● **Recorded information**
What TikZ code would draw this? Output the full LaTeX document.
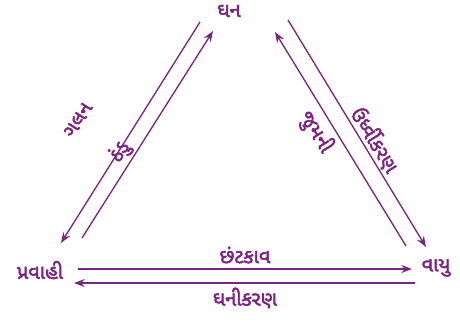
\documentclass[tikz,border=0pt]{standalone}
\usepackage{fontspec}
\newfontfamily\guj[Script=Gujarati,FakeBold=2.5]{Noto Sans Gujarati UI}
\usetikzlibrary{arrows.meta}
\definecolor{pur}{HTML}{7B2580}
\tikzset{
  lbl/.style={text=pur,font=\guj\fontsize{15}{17}\selectfont,inner sep=0pt},
  flow/.style={draw=pur,line width=1pt,-{Stealth[length=8pt,width=6pt]}}
}
\begin{document}
\begin{tikzpicture}[x=0.75pt,y=-0.75pt]
\useasboundingbox (0,0) rectangle (460,322);
\node[lbl] (solid) at (229,11) {ઘન};
\node[lbl] (liquid) at (40,270) {પ્રવાહી};
\node[lbl] (gas) at (436,268) {વાયુ};
% left pair
\coordinate (l1a) at (200,22);
\coordinate (l1b) at (61,243);
\coordinate (l2a) at (82,238);
\coordinate (l2b) at (213,31);
\draw[flow] (l1a) -- (l1b);
\draw[flow] (l2a) -- (l2b);
% right pair
\coordinate (r1a) at (288,20);
\coordinate (r1b) at (426,247);
\coordinate (r2a) at (406,246);
\coordinate (r2b) at (275,32);
\draw[flow] (r1a) -- (r1b);
\draw[flow] (r2a) -- (r2b);
% bottom pair
\coordinate (b1a) at (78,269);
\coordinate (b1b) at (412,269);
\coordinate (b2a) at (415,283);
\coordinate (b2b) at (74,283);
\draw[flow] (b1a) -- (b1b);
\draw[flow] (b2a) -- (b2b);
% edge labels
\node[lbl,rotate=57.5] (melt) at (78,120) {ગલન};
\node[lbl,rotate=57.5] (freeze) at (120,152) {ઠંડુ};
\node[lbl,rotate=-58.5] (subl) at (375,140) {ઉર્ધ્વીકરણ};
\node[lbl,rotate=-58.5] (dep) at (316,132) {જુમની};
\node[lbl] (evap) at (245,255) {છંટકાવ};
\node[lbl] (cond) at (245,298) {ઘનીકરણ};
\end{tikzpicture}
\end{document}
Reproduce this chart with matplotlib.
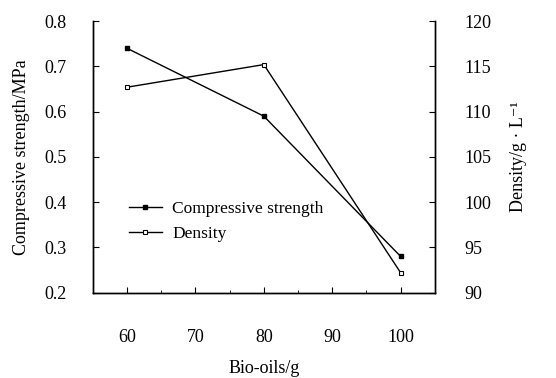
import matplotlib
matplotlib.use('Agg')
import matplotlib.pyplot as plt
from matplotlib.ticker import MultipleLocator

plt.rcParams['font.family'] = ['Liberation Serif', 'DejaVu Serif']
plt.rcParams['mathtext.fontset'] = 'stix'

bio_oils = [60, 80, 100]
strength = [0.74, 0.59, 0.28]
density = [112.7, 115.2, 92.2]

fig = plt.figure(figsize=(5.56, 3.78), dpi=100)
ax = fig.add_axes([0.167, 0.226, 0.615, 0.718])
ax2 = ax.twinx()

ax.plot(bio_oils, strength, color='black', lw=1, marker='s', ms=3.5,
        mfc='black', mec='black', label='Compressive strength')
ax2.plot(bio_oils, density, color='black', lw=1, marker='s', ms=3.5,
         mfc='white', mec='black', mew=0.8, label='Density')

ax.set_xlim(55, 105)
ax.set_ylim(0.2, 0.8)
ax2.set_ylim(90, 120)
ax.xaxis.set_major_locator(MultipleLocator(10))
ax.xaxis.set_minor_locator(MultipleLocator(5))
ax.yaxis.set_major_locator(MultipleLocator(0.1))
ax2.yaxis.set_major_locator(MultipleLocator(5))

for a in (ax, ax2):
    a.spines['top'].set_visible(False)
    for s in a.spines.values():
        s.set_linewidth(1)
ax.tick_params(axis='x', which='major', direction='in', length=4, pad=26, labelsize=13)
ax.tick_params(axis='x', which='minor', direction='in', length=2.5)
ax.tick_params(axis='y', direction='in', length=4, pad=19, labelsize=13)
ax2.tick_params(axis='y', direction='in', length=4, pad=21, labelsize=13)

ax.set_xlabel('Bio-oils/g', fontsize=13, labelpad=10)
ax.set_ylabel('Compressive strength/MPa', fontsize=13, labelpad=10)
ax2.set_ylabel('Density/g · L\u207b\u00b9', fontsize=13, labelpad=14)

h1, l1 = ax.get_legend_handles_labels()
h2, l2 = ax2.get_legend_handles_labels()
ax.legend(h1 + h2, l1 + l2, loc='lower left', bbox_to_anchor=(0.06, 0.13),
          frameon=False, fontsize=12.5, handlelength=1.9, handletextpad=0.6,
          labelspacing=0.5)

fig.savefig('out.png', dpi=100)
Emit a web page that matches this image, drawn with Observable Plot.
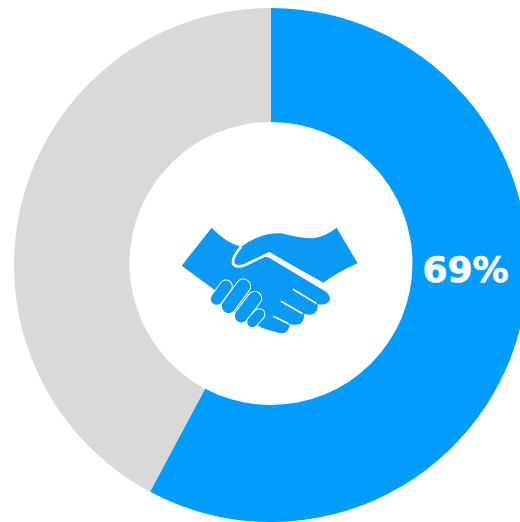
<!DOCTYPE html>
<html>
<head>
<meta charset="utf-8">
<script src="https://cdn.jsdelivr.net/npm/d3@7"></script>
<script src="https://cdn.jsdelivr.net/npm/@observablehq/plot@0.6"></script>
<style>html,body{margin:0;padding:0;background:#fff}svg{display:block}</style>
</head>
<body>
<div id="chart"></div>
<script>
const segments = ["Yes", "Other"];
const shares = [57.8, 42.2];
const colors = ["#009dff", "#d9d9d9"];
const labelText = ["69%"];

const starts = shares.map((_, i) => d3.sum(shares.slice(0, i)));
const rows = segments.map((s, i) => ({segment: s, start: starts[i], end: starts[i] + shares[i]}));

const cx = 271, cy = 265, outerR = 257, innerR = 120;

function arcRender(index, scales, values) {
  const g = d3.create("svg:g");
  const arc = d3.arc().innerRadius(innerR).outerRadius(outerR);
  for (const i of index) {
    g.append("path")
      .attr("transform", `translate(${cx},${cy})`)
      .attr("fill", values.fill ? values.fill[i] : "#000")
      .attr("d", arc({startAngle: values.x1[i] * Math.PI / 180, endAngle: values.x2[i] * Math.PI / 180}));
  }
  // centre hole of the ring
  g.append("circle").attr("cx", 271).attr("cy", 263.5).attr("r", 141.5).attr("fill", "#fff");
  return g.node();
}

function handshake() {
  const blue = "#0a99f5";
  const g = d3.create("svg:g").attr("transform", "translate(170,215) scale(0.3333)");
  // lower hand and palm
  g.append("path").attr("fill", blue).attr("d",
    "M125,38 Q165,82 215,96 L300,130 L470,232 Q484,248 478,258 Q468,272 442,268 Q447,287 430,297 Q418,302 402,296 Q405,317 388,328 Q375,332 358,326 Q360,347 342,354 Q330,357 275,338 L190,290 L130,222 L35,152 Z");
  // upper hand
  g.append("path").attr("fill", blue).attr("d",
    "M212,97 Q235,78 260,68 Q300,53 335,55 Q385,70 430,70 Q465,65 500,38 L563,145 Q505,170 458,205 L300,112 Q280,116 225,150 Q200,160 190,148 Q185,135 212,97 Z");
  // white gap between the hands
  g.append("path").attr("fill", "none").attr("stroke", "#fff").attr("stroke-width", 8).attr("stroke-linejoin", "round").attr("d",
    "M214,95 Q184,128 190,147 Q198,160 225,150 L296,116 L464,210");
  // fingers
  for (const [x1, y1, x2, y2, w] of [[168, 214, 140, 252, 35], [220, 214, 176, 274, 41], [254, 250, 214, 303, 39], [268, 298, 247, 321, 31]]) {
    g.append("line").attr("x1", x1).attr("y1", y1).attr("x2", x2).attr("y2", y2)
      .attr("stroke", "#fff").attr("stroke-width", w + 6).attr("stroke-linecap", "round");
    g.append("line").attr("x1", x1).attr("y1", y1).attr("x2", x2).attr("y2", y2)
      .attr("stroke", blue).attr("stroke-width", w).attr("stroke-linecap", "round");
  }
  // finger separations on the palm
  for (const [x1, y1, x2, y2] of [[368, 222, 440, 266], [333, 259, 398, 296], [310, 304, 356, 326]]) {
    g.append("line").attr("x1", x1).attr("y1", y1).attr("x2", x2).attr("y2", y2)
      .attr("stroke", "#fff").attr("stroke-width", 5).attr("stroke-linecap", "butt");
  }
  return g.node();
}

const chart = Plot.plot({
  width: 520,
  height: 522,
  margin: 0,
  x: {domain: [0, 100], range: [0, 360], axis: null},
  color: {domain: segments, range: colors},
  marks: [
    Plot.barX(rows, {x1: "start", x2: "end", fill: "segment", render: arcRender}),
    handshake,
    Plot.text(labelText, {
      text: d => d,
      frameAnchor: "top-left",
      dx: 465,
      dy: 270,
      textAnchor: "middle",
      lineAnchor: "middle",
      fill: "#fff",
      stroke: "#fff",
      strokeWidth: 0.7,
      fontFamily: "DejaVu Sans",
      fontWeight: "bold",
      fontSize: 36
    })
  ]
});
document.getElementById("chart").append(chart);
</script>
</body>
</html>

● **Goal of the exercise**
Beginning with the line above that contains "Reproduce this chart with matplotlib." and finishing with the line that contains "ax2.yaxis.set_major_locator(MultipleLocator(5))", print those lines exactly and only. Skip all pictures.

● **Response to the exercise**
Reproduce this chart with matplotlib.
import matplotlib
matplotlib.use('Agg')
import matplotlib.pyplot as plt
from matplotlib.ticker import MultipleLocator

plt.rcParams['font.family'] = ['Liberation Serif', 'DejaVu Serif']
plt.rcParams['mathtext.fontset'] = 'stix'

bio_oils = [60, 80, 100]
strength = [0.74, 0.59, 0.28]
density = [112.7, 115.2, 92.2]

fig = plt.figure(figsize=(5.56, 3.78), dpi=100)
ax = fig.add_axes([0.167, 0.226, 0.615, 0.718])
ax2 = ax.twinx()

ax.plot(bio_oils, strength, color='black', lw=1, marker='s', ms=3.5,
        mfc='black', mec='black', label='Compressive strength')
ax2.plot(bio_oils, density, color='black', lw=1, marker='s', ms=3.5,
         mfc='white', mec='black', mew=0.8, label='Density')

ax.set_xlim(55, 105)
ax.set_ylim(0.2, 0.8)
ax2.set_ylim(90, 120)
ax.xaxis.set_major_locator(MultipleLocator(10))
ax.xaxis.set_minor_locator(MultipleLocator(5))
ax.yaxis.set_major_locator(MultipleLocator(0.1))
ax2.yaxis.set_major_locator(MultipleLocator(5))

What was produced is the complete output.